Acting Vice-Chancellor of the University of Essex
- In office 2024–2025
- Preceded by: Anthony Forster
- Succeeded by: Frances Bowen

Personal details
- Born: Maria Fasli
- Alma mater: University of Essex; Alexander Technological Educational Institute of Thessaloniki; School of Pedagogical and Technological Education;

= Maria Fasli =

Greek computer scientist

Maria Fasli (born July 1973) is a Greek computer scientist. From October 2025, she will be the Pro-Vice-Chancellor (Research and Innovation) at the University of Sussex. She is a former Acting Vice-Chancellor of the University of Essex.

In 2016, she was awarded the first UNESCO Chair in Analytics and Data Science to support the development of skills and research capacity in data science, analytics and artificial intelligence across the world.

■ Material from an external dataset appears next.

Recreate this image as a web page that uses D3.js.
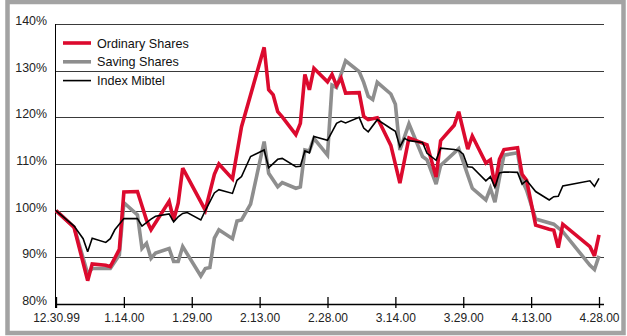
<!DOCTYPE html>
<html>
<head>
<meta charset="utf-8">
<script src="https://d3js.org/d3.v7.min.js"></script>
<style>
  body { margin: 0; background: #fff; }
  svg { display: block; font-family: "Liberation Sans", Arial, sans-serif; }
</style>
</head>
<body>
<svg id="chart" width="627" height="336"></svg>
<script>
// values, % of 12.30.99
const ordinary = [
  ["1999-12-30", 100], ["2000-01-03", 96.4], ["2000-01-06", 85.0], ["2000-01-07", 88.6],
  ["2000-01-10", 88.3], ["2000-01-11", 88.0], ["2000-01-13", 91.7], ["2000-01-14", 104.0],
  ["2000-01-17", 104.1], ["2000-01-19", 98.0], ["2000-01-20", 95.9], ["2000-01-24", 102.0],
  ["2000-01-25", 98.0], ["2000-01-26", 101.6], ["2000-01-27", 109.1], ["2000-02-01", 100.1],
  ["2000-02-03", 107.8], ["2000-02-04", 110.0], ["2000-02-07", 106.8], ["2000-02-09", 118.0],
  ["2000-02-14", 135.0], ["2000-02-15", 125.9], ["2000-02-16", 124.8], ["2000-02-17", 121.2],
  ["2000-02-18", 120.1], ["2000-02-21", 116.3], ["2000-02-22", 118.7], ["2000-02-23", 129.2],
  ["2000-02-24", 125.9], ["2000-02-25", 130.5], ["2000-02-28", 127.6], ["2000-02-29", 129.2],
  ["2000-03-01", 126.8], ["2000-03-02", 128.4], ["2000-03-03", 125.2], ["2000-03-06", 125.3],
  ["2000-03-07", 120.2], ["2000-03-08", 119.5], ["2000-03-10", 119.9], ["2000-03-13", 114.0],
  ["2000-03-15", 105.9], ["2000-03-17", 115.6], ["2000-03-21", 114.1], ["2000-03-23", 107.2],
  ["2000-03-24", 115.0], ["2000-03-27", 118.3], ["2000-03-28", 121.2], ["2000-03-30", 113.2],
  ["2000-03-31", 116.0], ["2000-04-03", 110.2], ["2000-04-04", 110.9], ["2000-04-05", 105.3],
  ["2000-04-06", 111.0], ["2000-04-07", 113.1], ["2000-04-10", 113.5], ["2000-04-11", 107.8],
  ["2000-04-12", 106.5], ["2000-04-14", 96.9], ["2000-04-17", 96.0], ["2000-04-18", 95.8],
  ["2000-04-19", 92.1], ["2000-04-20", 97.1], ["2000-04-26", 92.3], ["2000-04-27", 90.3],
  ["2000-04-28", 94.8]
];

const saving = [
  ["1999-12-30", 100], ["2000-01-03", 96.5], ["2000-01-06", 86.5], ["2000-01-07", 87.6],
  ["2000-01-10", 87.6], ["2000-01-11", 87.6], ["2000-01-13", 90.5], ["2000-01-14", 101.7],
  ["2000-01-17", 99.1], ["2000-01-18", 91.9], ["2000-01-19", 93.0], ["2000-01-20", 89.8],
  ["2000-01-21", 90.9], ["2000-01-24", 91.9], ["2000-01-25", 89.1], ["2000-01-26", 89.1],
  ["2000-01-27", 92.3], ["2000-01-31", 86.0], ["2000-02-01", 87.6], ["2000-02-02", 87.8],
  ["2000-02-03", 94.1], ["2000-02-04", 95.9], ["2000-02-07", 94.0], ["2000-02-08", 97.8],
  ["2000-02-09", 98.0], ["2000-02-11", 101.4], ["2000-02-14", 114.8], ["2000-02-15", 108.0],
  ["2000-02-17", 105.1], ["2000-02-18", 106.0], ["2000-02-21", 104.8], ["2000-02-22", 105.1],
  ["2000-02-23", 113.0], ["2000-02-24", 112.8], ["2000-02-25", 115.5], ["2000-02-28", 111.9],
  ["2000-02-29", 126.9], ["2000-03-01", 126.4], ["2000-03-03", 132.1], ["2000-03-06", 129.8],
  ["2000-03-07", 127.5], ["2000-03-08", 124.5], ["2000-03-09", 123.8], ["2000-03-10", 127.5],
  ["2000-03-13", 125.0], ["2000-03-14", 122.8], ["2000-03-15", 113.0], ["2000-03-17", 118.6],
  ["2000-03-20", 111.6], ["2000-03-21", 110.9], ["2000-03-23", 105.7], ["2000-03-24", 109.7],
  ["2000-03-28", 113.3], ["2000-03-30", 107.6], ["2000-03-31", 104.8], ["2000-04-03", 102.3],
  ["2000-04-04", 104.8], ["2000-04-05", 101.8], ["2000-04-06", 107.0], ["2000-04-07", 111.9],
  ["2000-04-10", 112.4], ["2000-04-11", 106.5], ["2000-04-12", 104.4], ["2000-04-14", 98.2],
  ["2000-04-18", 97.1], ["2000-04-20", 95.5], ["2000-04-26", 88.3], ["2000-04-27", 87.4],
  ["2000-04-28", 90.3]
];

const mibtel = [
  ["1999-12-30", 100], ["2000-01-03", 96.7], ["2000-01-05", 94.0], ["2000-01-06", 91.2],
  ["2000-01-07", 94.1], ["2000-01-10", 93.2], ["2000-01-11", 94.0], ["2000-01-12", 95.9],
  ["2000-01-14", 98.3], ["2000-01-17", 98.3], ["2000-01-18", 96.7], ["2000-01-20", 98.2],
  ["2000-01-21", 98.8], ["2000-01-24", 99.3], ["2000-01-25", 97.6], ["2000-01-26", 98.7],
  ["2000-01-27", 99.4], ["2000-01-28", 99.6], ["2000-01-31", 98.0], ["2000-02-01", 100.0],
  ["2000-02-03", 103.8], ["2000-02-04", 104.5], ["2000-02-07", 103.7], ["2000-02-08", 106.5],
  ["2000-02-09", 107.3], ["2000-02-11", 111.6], ["2000-02-14", 113.0], ["2000-02-15", 109.2],
  ["2000-02-17", 111.0], ["2000-02-18", 111.2], ["2000-02-21", 109.4], ["2000-02-22", 109.5],
  ["2000-02-23", 112.8], ["2000-02-24", 112.4], ["2000-02-25", 115.9], ["2000-02-28", 115.1],
  ["2000-02-29", 116.9], ["2000-03-01", 118.7], ["2000-03-02", 119.2], ["2000-03-03", 118.8],
  ["2000-03-06", 120.0], ["2000-03-07", 117.7], ["2000-03-08", 116.9], ["2000-03-10", 119.5],
  ["2000-03-13", 117.6], ["2000-03-14", 117.0], ["2000-03-15", 113.7], ["2000-03-16", 115.5],
  ["2000-03-17", 115.0], ["2000-03-20", 114.6], ["2000-03-21", 112.3], ["2000-03-23", 110.8],
  ["2000-03-24", 113.4], ["2000-03-27", 113.1], ["2000-03-28", 112.9], ["2000-03-29", 112.1],
  ["2000-03-30", 109.4], ["2000-03-31", 109.3], ["2000-04-03", 106.4], ["2000-04-04", 107.3],
  ["2000-04-05", 105.0], ["2000-04-06", 108.1], ["2000-04-07", 108.3], ["2000-04-10", 108.2],
  ["2000-04-11", 105.7], ["2000-04-12", 106.5], ["2000-04-14", 104.1], ["2000-04-17", 102.3],
  ["2000-04-18", 103.0], ["2000-04-19", 103.1], ["2000-04-20", 105.3], ["2000-04-26", 106.4],
  ["2000-04-27", 105.2], ["2000-04-28", 106.9]
];

const tickDates = ["1999-12-30", "2000-01-14", "2000-01-29", "2000-02-13", "2000-02-28",
                   "2000-03-14", "2000-03-29", "2000-04-13", "2000-04-28"];
const tickLabels = ["12.30.99", "1.14.00", "1.29.00", "2.13.00", "2.28.00",
                    "3.14.00", "3.29.00", "4.13.00", "4.28.00"];
const yTicks = [80, 90, 100, 110, 120, 130, 140];

const seriesNames = ["Ordinary Shares", "Saving Shares", "Index Mibtel"];
const seriesColors = ["#dc0a2e", "#8e8e8e", "#000000"];
const seriesWidths = [3.6, 3.6, 1.6];

const parse = d3.timeParse("%Y-%m-%d");
const svg = d3.select("#chart");

const x = d3.scaleTime()
  .domain([parse("1999-12-30"), parse("2000-04-28")])
  .range([56, 599]);
const y = d3.scaleLinear().domain([80, 140]).range([304, 24]);
const left = 55, right = 604;

// outer frame
svg.append("rect")
  .attr("x", 7.5).attr("y", 2).attr("width", 616).attr("height", 331)
  .attr("fill", "none").attr("stroke", "#a3a3a3").attr("stroke-width", 4.5);

// gridlines
svg.append("g").selectAll("line")
  .data(yTicks.filter(v => v > 80))
  .join("line")
  .attr("x1", left).attr("x2", right)
  .attr("y1", d => Math.round(y(d)) + 0.5).attr("y2", d => Math.round(y(d)) + 0.5)
  .attr("stroke", "#3a3a3a").attr("stroke-width", 1);

// y labels
svg.append("g").selectAll("text")
  .data(yTicks)
  .join("text")
  .attr("x", 47).attr("y", d => y(d) + 1)
  .attr("text-anchor", "end")
  .attr("font-size", "12.4px").attr("fill", "#222")
  .text(d => d + "%");

// y axis line
svg.append("line")
  .attr("x1", left + 0.5).attr("x2", left + 0.5)
  .attr("y1", y(140)).attr("y2", 308)
  .attr("stroke", "#000").attr("stroke-width", 1);

// x axis
const xAxis = d3.axisBottom(x)
  .tickValues(tickDates.map(parse))
  .tickFormat((d, i) => tickLabels[i])
  .tickSize(0)
  .tickPadding(0);
const gx = svg.append("g").attr("transform", "translate(0,304)").call(xAxis);
gx.select(".domain").remove();
gx.selectAll("text").attr("y", 18).attr("dy", null)
  .attr("font-size", "12px").attr("fill", "#222")
  .attr("font-family", "Liberation Sans, Arial, sans-serif");
gx.selectAll(".tick").append("line")
  .attr("x1", 0).attr("x2", 0).attr("y1", -7).attr("y2", 4)
  .attr("stroke", "#000").attr("stroke-width", 1.3);
svg.append("line")
  .attr("x1", left).attr("x2", right)
  .attr("y1", 304.5).attr("y2", 304.5)
  .attr("stroke", "#000").attr("stroke-width", 1.3);

// lines
const line = d3.line()
  .x(d => x(parse(d[0])))
  .y(d => y(d[1]));

const allSeries = [ordinary, saving, mibtel];
[1, 0, 2].forEach(i => {
  svg.append("path")
    .datum(allSeries[i])
    .attr("fill", "none")
    .attr("stroke", seriesColors[i])
    .attr("stroke-width", seriesWidths[i])
    .attr("stroke-linejoin", "miter")
    .attr("stroke-miterlimit", 3)
    .attr("d", line);
});

// legend
const legend = svg.append("g").attr("transform", "translate(63,43)");
seriesNames.forEach((name, i) => {
  const g = legend.append("g").attr("transform", `translate(0,${i * 18.8})`);
  g.append("line")
    .attr("x1", 0).attr("x2", 28).attr("y1", 0).attr("y2", 0)
    .attr("stroke", seriesColors[i]).attr("stroke-width", seriesWidths[i]);
  g.append("text")
    .attr("x", 34).attr("y", 4.5)
    .attr("font-size", "12.6px").attr("fill", "#111")
    .text(name);
});
</script>
</body>
</html>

Fasli is the Director of the ESRC Business and Local Government Data Research Centre and UNESCO Chair in Analytics and Data Science. She obtained a BSc in Informatics from the Alexander Technological Educational Institute of Thessaloniki in 1996 and a PhD in Computer Science from the University of Essex in 2000, specialising in artificial intelligence. At Essex she was Executive Dean of the Faculty of Science and Health and the first Director of the Institute for Analytics and Data Science.

During her one-year tenure as Acting Vice-chancellor the University of Essex ran a voluntary severance scheme to cut over 200 jobs due to a £29m predicted 'shortfall' for the financial year 2024-25.